Hillsborough County Public Schools will bring school-based and District staff back to work Wednesday to prepare classrooms for students. Students will resume classroom instruction on Thursday.
Public schools in Hillsborough County have been closed since last Monday in anticipation of Hurricane Milton. Initially, the District had planned to close through last Wednesday, but extended the closure through Friday after the storm hit late Wednesday into Thursday causing widespread power outages, street flooding and hazardous road conditions.
Over the weekend, the District announced it would remain closed Monday, and on Monday said it would also remain closed Tuesday.
As of Tuesday morning, the District had 35 schools still without power, but utility partners assured the District that those schools would have the lights back on within 36 hours.
The District said staff and volunteers “made tremendous progress” on Monday “cleaning up campuses from the damage from Hurricane Milton.”
The District has also extended its first quarter for the academic year to Friday, Oct. 25, to give students “adequate instructional time to complete the grading period.” The quarter had been set to end Oct. 11, when schools were closed for the storm.

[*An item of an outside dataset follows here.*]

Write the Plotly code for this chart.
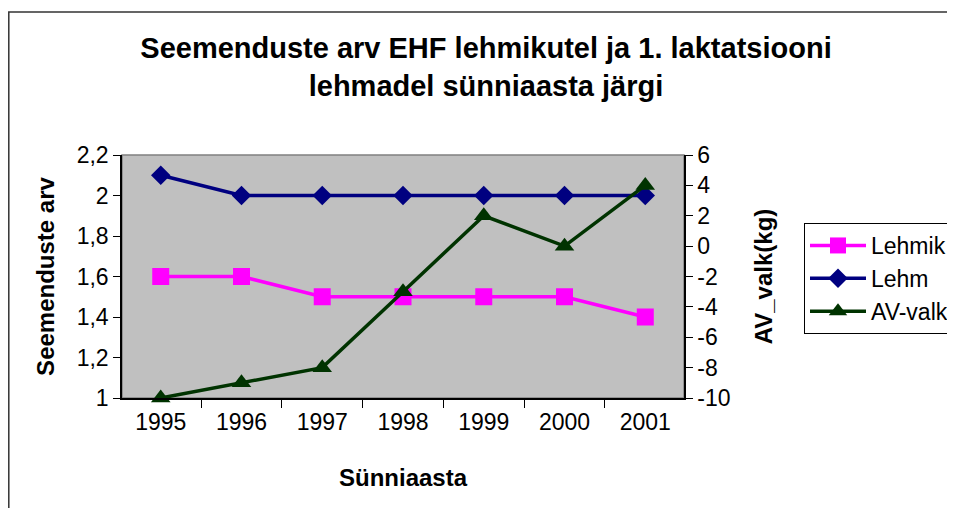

With two back-to-back hurricanes that caused more than two full weeks of school closures, the District now must determine how to alter its calendar “to make up the required instructional time.” The District said it would communicate those decisions “at a later date.”
“Like our neighboring counties who were in the path of Hurricane Milton, we are grateful we can reopen schools to students, to provide some sense of normalcy for our community,” the District said in a press release.
The planned opening comes one day later than neighboring Pinellas County, where school-based and District staff returned to work Tuesday in anticipation for classes resuming Wednesday.
Elsewhere academically, the University of South Florida resumed its classes Tuesday.